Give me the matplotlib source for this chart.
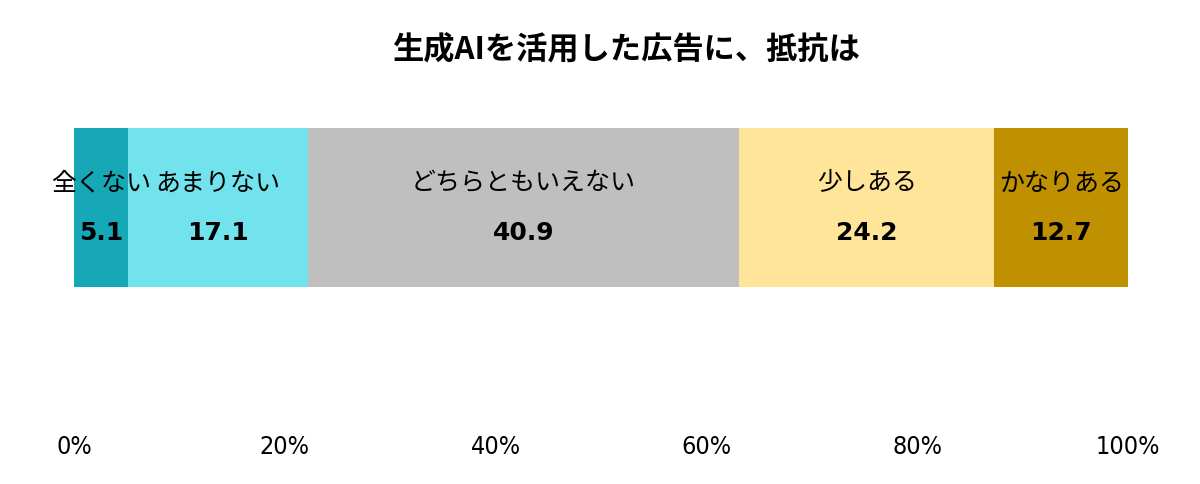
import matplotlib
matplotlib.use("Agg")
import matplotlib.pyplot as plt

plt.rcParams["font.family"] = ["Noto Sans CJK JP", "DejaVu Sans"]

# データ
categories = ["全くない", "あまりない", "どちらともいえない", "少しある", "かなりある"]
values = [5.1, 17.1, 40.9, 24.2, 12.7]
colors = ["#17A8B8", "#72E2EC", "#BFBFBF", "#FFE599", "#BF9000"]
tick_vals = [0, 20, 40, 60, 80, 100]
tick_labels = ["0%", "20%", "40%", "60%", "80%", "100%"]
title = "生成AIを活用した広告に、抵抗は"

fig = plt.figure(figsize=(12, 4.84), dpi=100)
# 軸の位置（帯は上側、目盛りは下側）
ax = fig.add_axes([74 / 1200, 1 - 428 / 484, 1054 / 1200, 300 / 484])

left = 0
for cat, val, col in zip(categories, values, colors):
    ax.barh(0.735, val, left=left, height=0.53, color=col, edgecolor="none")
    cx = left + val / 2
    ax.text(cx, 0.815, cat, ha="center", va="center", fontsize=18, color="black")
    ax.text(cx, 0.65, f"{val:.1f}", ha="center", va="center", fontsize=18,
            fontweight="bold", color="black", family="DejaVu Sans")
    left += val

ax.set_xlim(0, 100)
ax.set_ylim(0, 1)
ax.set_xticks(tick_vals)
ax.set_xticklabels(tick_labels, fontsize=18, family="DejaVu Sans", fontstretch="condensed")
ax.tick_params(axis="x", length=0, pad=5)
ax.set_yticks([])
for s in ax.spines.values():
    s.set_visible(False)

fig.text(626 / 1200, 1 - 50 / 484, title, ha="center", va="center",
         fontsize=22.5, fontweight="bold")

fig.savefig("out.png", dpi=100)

********************

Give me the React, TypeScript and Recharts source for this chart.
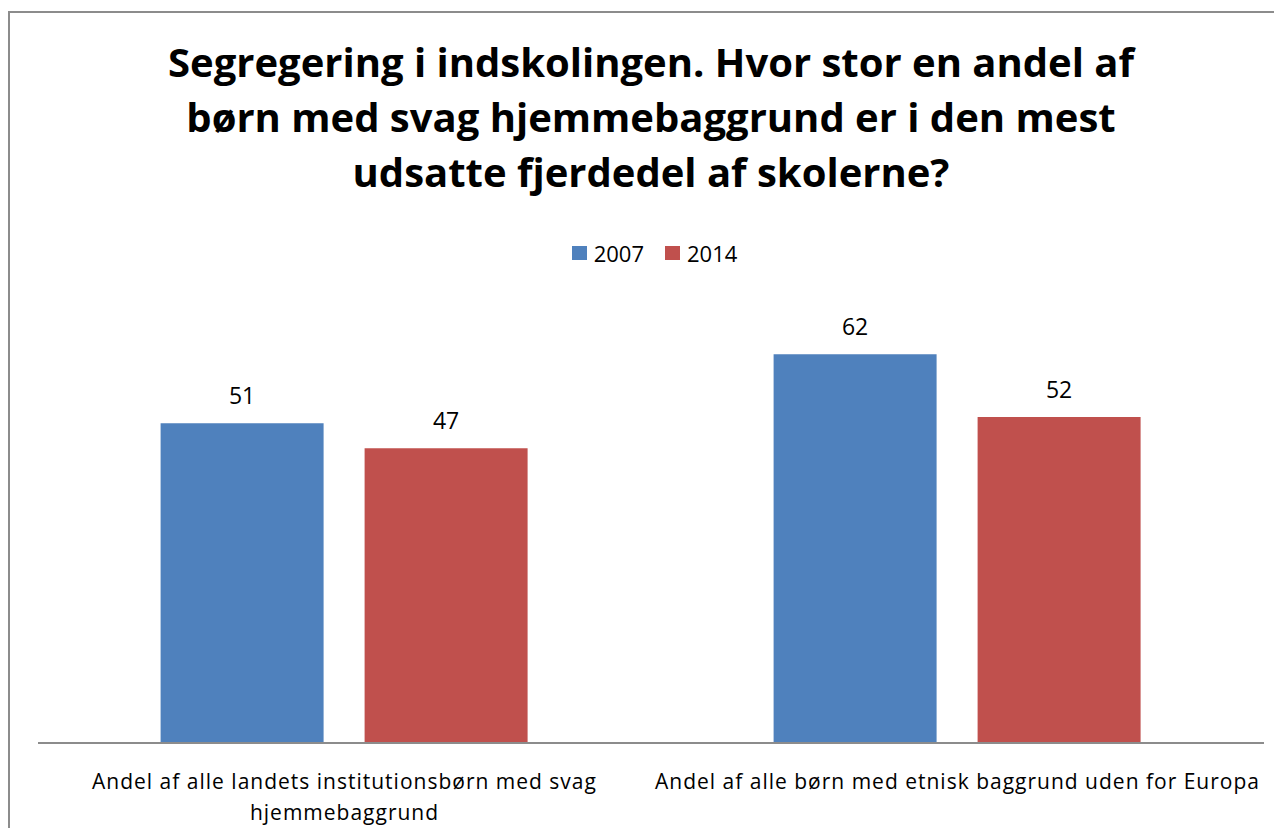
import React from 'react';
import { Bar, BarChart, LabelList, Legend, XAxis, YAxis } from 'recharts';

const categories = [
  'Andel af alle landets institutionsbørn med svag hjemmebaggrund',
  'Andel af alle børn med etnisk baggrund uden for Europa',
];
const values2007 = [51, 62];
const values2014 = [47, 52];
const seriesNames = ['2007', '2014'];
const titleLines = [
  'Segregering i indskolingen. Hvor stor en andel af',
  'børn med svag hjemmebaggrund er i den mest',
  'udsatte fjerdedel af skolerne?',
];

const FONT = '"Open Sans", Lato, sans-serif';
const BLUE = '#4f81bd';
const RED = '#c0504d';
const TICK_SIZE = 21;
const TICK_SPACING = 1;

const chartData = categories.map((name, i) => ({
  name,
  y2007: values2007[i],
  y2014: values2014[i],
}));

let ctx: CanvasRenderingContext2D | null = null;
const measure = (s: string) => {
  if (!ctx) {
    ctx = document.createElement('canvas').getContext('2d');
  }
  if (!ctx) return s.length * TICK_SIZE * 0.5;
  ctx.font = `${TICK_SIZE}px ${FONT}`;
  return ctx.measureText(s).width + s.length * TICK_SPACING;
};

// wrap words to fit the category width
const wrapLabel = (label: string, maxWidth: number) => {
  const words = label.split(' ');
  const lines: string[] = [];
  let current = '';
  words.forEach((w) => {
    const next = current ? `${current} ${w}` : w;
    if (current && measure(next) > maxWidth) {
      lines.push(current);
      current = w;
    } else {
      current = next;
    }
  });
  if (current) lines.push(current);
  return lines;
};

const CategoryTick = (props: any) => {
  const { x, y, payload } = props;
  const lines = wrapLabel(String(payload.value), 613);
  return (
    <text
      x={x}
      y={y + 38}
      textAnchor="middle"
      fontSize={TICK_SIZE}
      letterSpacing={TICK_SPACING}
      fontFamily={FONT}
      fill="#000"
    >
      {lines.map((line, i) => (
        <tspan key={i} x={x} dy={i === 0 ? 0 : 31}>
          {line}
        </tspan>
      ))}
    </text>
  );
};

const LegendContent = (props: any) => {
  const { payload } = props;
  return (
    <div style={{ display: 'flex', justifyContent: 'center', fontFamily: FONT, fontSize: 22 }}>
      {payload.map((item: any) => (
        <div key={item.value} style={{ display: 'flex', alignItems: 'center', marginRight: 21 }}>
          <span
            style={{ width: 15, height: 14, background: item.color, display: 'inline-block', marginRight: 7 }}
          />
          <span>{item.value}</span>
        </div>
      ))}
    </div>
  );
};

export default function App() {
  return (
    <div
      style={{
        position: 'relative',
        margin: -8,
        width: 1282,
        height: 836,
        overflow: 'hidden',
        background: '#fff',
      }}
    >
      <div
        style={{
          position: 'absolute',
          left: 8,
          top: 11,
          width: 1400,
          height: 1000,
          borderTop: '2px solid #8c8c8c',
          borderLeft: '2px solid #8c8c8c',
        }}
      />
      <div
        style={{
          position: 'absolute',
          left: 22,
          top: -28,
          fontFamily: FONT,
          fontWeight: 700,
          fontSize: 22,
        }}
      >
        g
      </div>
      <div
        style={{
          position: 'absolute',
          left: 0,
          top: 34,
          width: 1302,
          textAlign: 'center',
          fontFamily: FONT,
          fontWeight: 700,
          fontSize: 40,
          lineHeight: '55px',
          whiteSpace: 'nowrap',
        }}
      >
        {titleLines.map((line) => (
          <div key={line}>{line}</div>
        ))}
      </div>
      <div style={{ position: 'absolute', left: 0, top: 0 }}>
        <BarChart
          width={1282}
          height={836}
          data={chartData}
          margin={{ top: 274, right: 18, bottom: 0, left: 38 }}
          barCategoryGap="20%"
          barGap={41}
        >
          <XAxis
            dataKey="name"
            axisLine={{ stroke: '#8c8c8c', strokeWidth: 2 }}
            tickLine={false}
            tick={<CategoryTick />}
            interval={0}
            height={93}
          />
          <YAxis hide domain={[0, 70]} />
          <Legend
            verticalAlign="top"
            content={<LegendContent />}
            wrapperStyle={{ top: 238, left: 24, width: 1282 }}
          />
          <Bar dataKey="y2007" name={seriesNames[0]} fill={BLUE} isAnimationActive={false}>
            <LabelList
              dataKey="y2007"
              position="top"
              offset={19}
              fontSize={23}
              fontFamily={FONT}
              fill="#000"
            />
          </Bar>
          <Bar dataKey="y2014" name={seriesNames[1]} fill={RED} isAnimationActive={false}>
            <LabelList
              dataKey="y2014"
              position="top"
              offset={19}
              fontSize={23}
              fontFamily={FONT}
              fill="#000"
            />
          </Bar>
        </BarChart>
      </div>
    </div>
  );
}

********************

Output word for word the lines running from the one containing "Give me the React, TypeScript" to the one containing "Legend, XAxis, YAxis", both included, leaving out the pictures.

### ANSWER TO THE EXERCISE
Give me the React, TypeScript and Recharts source for this chart.
import React from 'react';
import { Bar, BarChart, LabelList, Legend, XAxis, YAxis } from 'recharts';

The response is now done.